Efficiently Breaking the Curse of Horizon in Off-Policy Evaluation with Double Reinforcement Learning
This addresses the challenge of evaluating reinforcement learning policies in long-horizon settings, offering a method to overcome limitations in off-policy scenarios, though it is incremental in leveraging existing structural assumptions.
The paper tackles the curse of horizon in off-policy evaluation by showing that in time-invariant Markov decision processes, efficient evaluation is feasible even with one dependent trajectory, and develops a Double Reinforcement Learning estimator that remains efficient with nonparametric rate estimation.

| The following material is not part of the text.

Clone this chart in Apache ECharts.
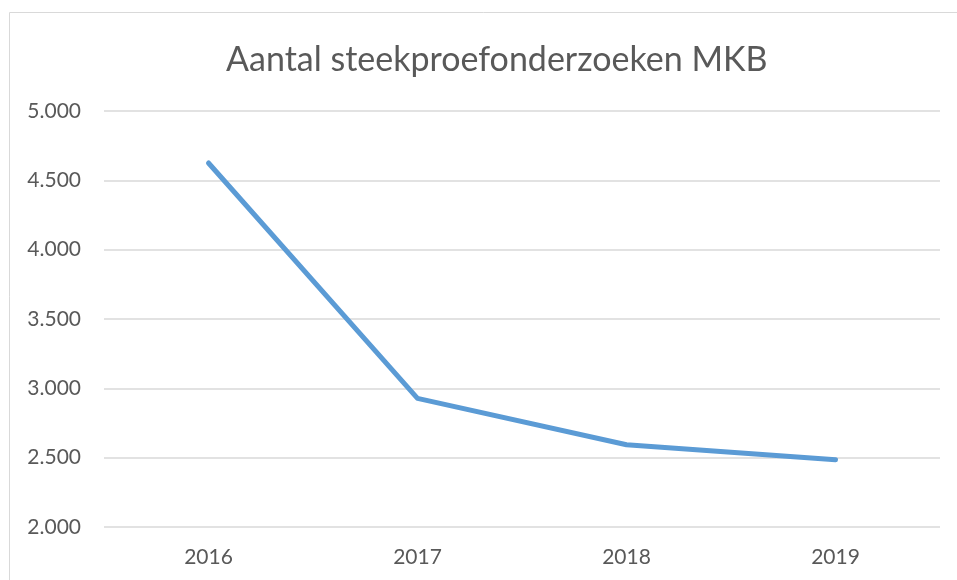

Off-policy evaluation (OPE) in reinforcement learning is notoriously difficult in long- and infinite-horizon settings due to diminishing overlap between behavior and target policies. In this paper, we study the role of Markovian and time-invariant structure in efficient OPE. We first derive the efficiency bounds for OPE when one assumes each of these structures. This precisely characterizes the curse of horizon: in time-variant processes, OPE is only feasible in the near-on-policy setting, where behavior and target policies are sufficiently similar. But, in time-invariant Markov decision processes, our bounds show that truly-off-policy evaluation is feasible, even with only just one dependent trajectory, and provide the limits of how well we could hope to do. We develop a new estimator based on Double Reinforcement Learning (DRL) that leverages this structure for OPE using the efficient influence function we derive. Our DRL estimator simultaneously uses estimated stationary density ratios and $q$-functions and remains efficient when both are estimated at slow, nonparametric rates and remains consistent when either is estimated consistently. We investigate these properties and the performance benefits of leveraging the problem structure for more efficient OPE.